On June 28, 1914, a young man of Serbian descent named Gavrilo Princip assassinated Archduke Franz Ferdinand, heir to the Austro-Hungarian Empire, in Sarajevo, Bosnia. The shooting triggered the terms of one alliance after another, bringing in nearly every European power and setting in motion their long-standing, rigid war plans. Aggressive posturing by national leaders and widespread public support for war quickly escalated the situation into a continent-wide conflict.
The assassin Princip was part of a Bosnian Serb independence movement. Austria-Hungary blamed Serbia for the shooting, but knew that Russia would support its fellow Slavic nation. First it secured Germany’s backing in case Russia intervened, and then it issued a series of demands to the Serbian government.
Germany’s involvement escalated the situation to a continent-wide crisis. Germany assumed the alliance between France and Russia would force it to fight on two battlefronts. Its war plan (the Schlieffen Plan) therefore called for an overwhelming invasion to quickly defeat France before turning to deal with Russia’s massive but slow-moving army. In order to strike France, Germany had to go through Belgium, which would bring in Britain to defend Belgium’s neutrality.

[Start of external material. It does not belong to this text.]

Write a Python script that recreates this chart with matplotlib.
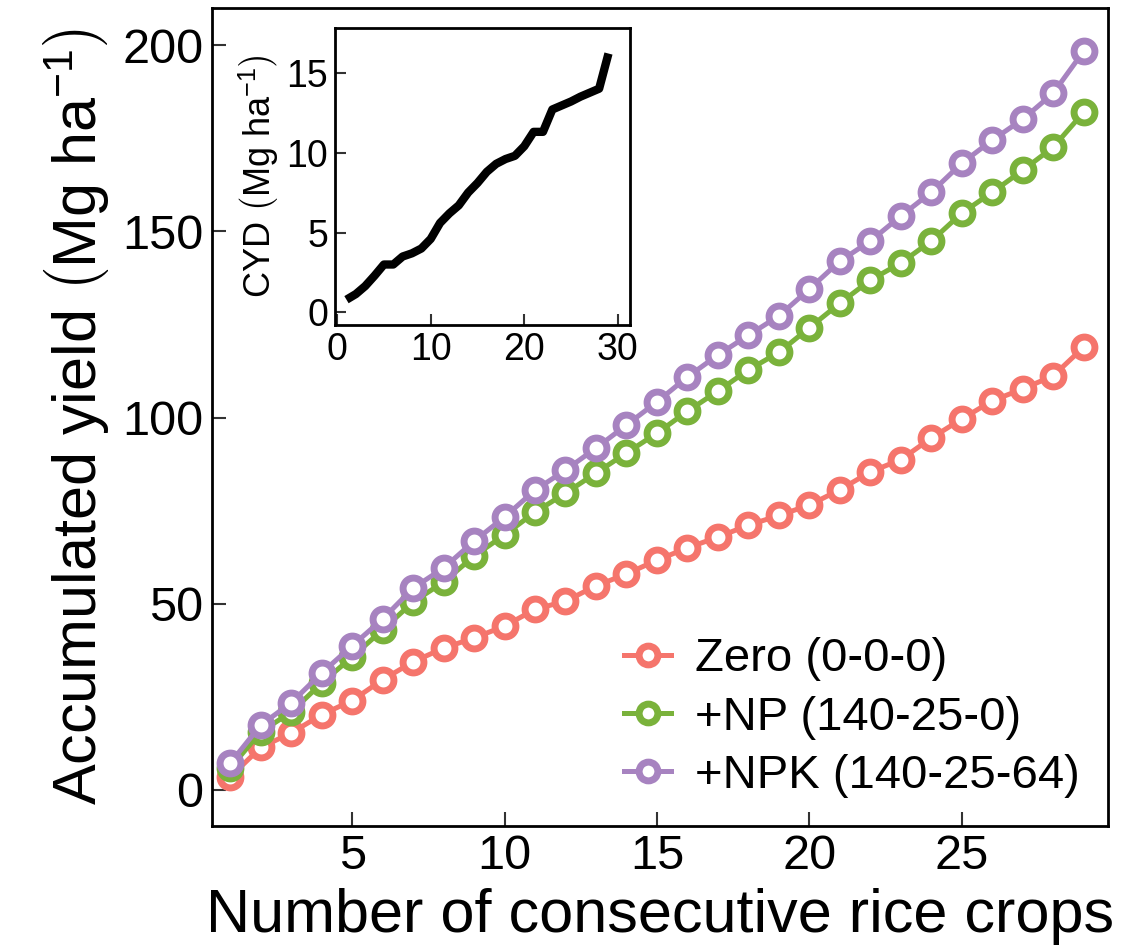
import matplotlib
matplotlib.use("Agg")
import matplotlib.pyplot as plt
import numpy as np

plt.rcParams["font.family"] = ["Liberation Sans", "DejaVu Sans"]
plt.rcParams["mathtext.fontset"] = "custom"
plt.rcParams["mathtext.rm"] = "Liberation Sans"
plt.rcParams["mathtext.it"] = "Liberation Sans:italic"
plt.rcParams["mathtext.bf"] = "Liberation Sans:bold"

crops = np.arange(1, 30)

zero = [3.5, 11.4, 15.3, 20.2, 24.0, 29.6, 34.4, 38.1, 40.8, 44.0,
        48.5, 50.7, 54.8, 58.0, 61.7, 65.0, 67.9, 71.1, 73.7, 76.5,
        80.6, 85.4, 88.7, 94.5, 99.6, 104.5, 107.7, 111.2, 118.9]
np_plus = [5.9, 15.6, 20.9, 28.7, 35.7, 43.0, 50.5, 55.8, 62.8, 68.5,
           74.6, 79.7, 85.1, 90.5, 95.8, 101.7, 107.1, 112.8, 117.5, 124.1,
           130.7, 136.9, 141.5, 147.4, 154.9, 160.5, 166.4, 172.6, 182.0]
npk = [7.2, 17.4, 23.4, 31.4, 38.7, 45.9, 54.2, 59.6, 66.8, 73.3,
       80.5, 85.9, 91.8, 98.0, 104.2, 110.9, 116.8, 122.1, 127.3, 134.5,
       142.0, 147.4, 154.1, 160.5, 168.3, 174.5, 180.1, 187.1, 198.4]

cyd = [0.8, 1.15, 1.65, 2.3, 3.0, 3.0, 3.5, 3.7, 4.0, 4.6,
       5.6, 6.2, 6.7, 7.5, 8.1, 8.8, 9.3, 9.6, 9.8, 10.4,
       11.3, 11.3, 12.7, 12.95, 13.2, 13.5, 13.75, 14.0, 16.2]

labels = ["Zero (0-0-0)", "+NP (140-25-0)", "+NPK (140-25-64)"]
colors = ["#F5756C", "#7AB23B", "#A783C0"]

fig = plt.figure(figsize=(11.25, 9.51), dpi=100)
ax = fig.add_axes([0.1884, 0.1314, 0.7965, 0.8602])

for series, label, color in zip([zero, np_plus, npk], labels, colors):
    ax.plot(crops, series, color=color, lw=3.6, marker="o", ms=15,
            mfc="white", mec=color, mew=5, label=label)

ax.set_xlim(0.4, 29.8)
ax.set_ylim(-9.7, 210)
ax.set_xticks([5, 10, 15, 20, 25])
ax.set_yticks([0, 50, 100, 150, 200])
ax.tick_params(direction="in", length=10, width=1.5, color="#333333",
               labelsize=35, pad=6)
for spine in ax.spines.values():
    spine.set_linewidth(2)
ax.set_xlabel("Number of consecutive rice crops", fontsize=44, labelpad=6)
ax.set_ylabel(r"Accumulated yield $\left(\mathrm{Mg\ ha^{-1}}\right)$",
              fontsize=44, labelpad=8)

ax.legend(loc="lower right", frameon=False, fontsize=34, handlelength=1.0,
          handletextpad=0.5, labelspacing=0.3, borderaxespad=0.4,
          borderpad=0.2, markerscale=0.9)

inset = fig.add_axes([0.298, 0.658, 0.262, 0.3126])
inset.plot(crops, cyd, color="black", lw=6, solid_capstyle="butt")
inset.set_xlim(-0.2, 31.3)
inset.set_ylim(-0.8, 17.8)
inset.set_xticks([0, 10, 20, 30])
inset.set_yticks([0, 5, 10, 15])
inset.tick_params(direction="in", length=8, width=1.5, color="#333333",
                  labelsize=27, pad=5)
for spine in inset.spines.values():
    spine.set_linewidth(2)
inset.set_ylabel(r"CYD $\left(\mathrm{Mg\ ha^{-1}}\right)$", fontsize=26,
                 labelpad=4)

fig.savefig("out.png", dpi=100)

Although Serbia accepted nearly all of Austria-Hungary’s demands, Austria-Hungary declared war on July 28.As the crisis deepened, other nations activated their war plans. Huge crowds in cities across Europe demonstrated broad public support for war. The war plans took on a life of their own, despite the efforts of diplomats and even after a change of heart by Germany’s Kaiser Wilhelm. Military leaders insisted that the forward momentum of millions of troops and thousands of tons of supplies could not be halted.
On August 1, after Russia moved to support Serbia, Germany declared war on Russia. Two days later, it attacked France and invaded Belgium. Britain immediately declared war on Germany. Europe was at war.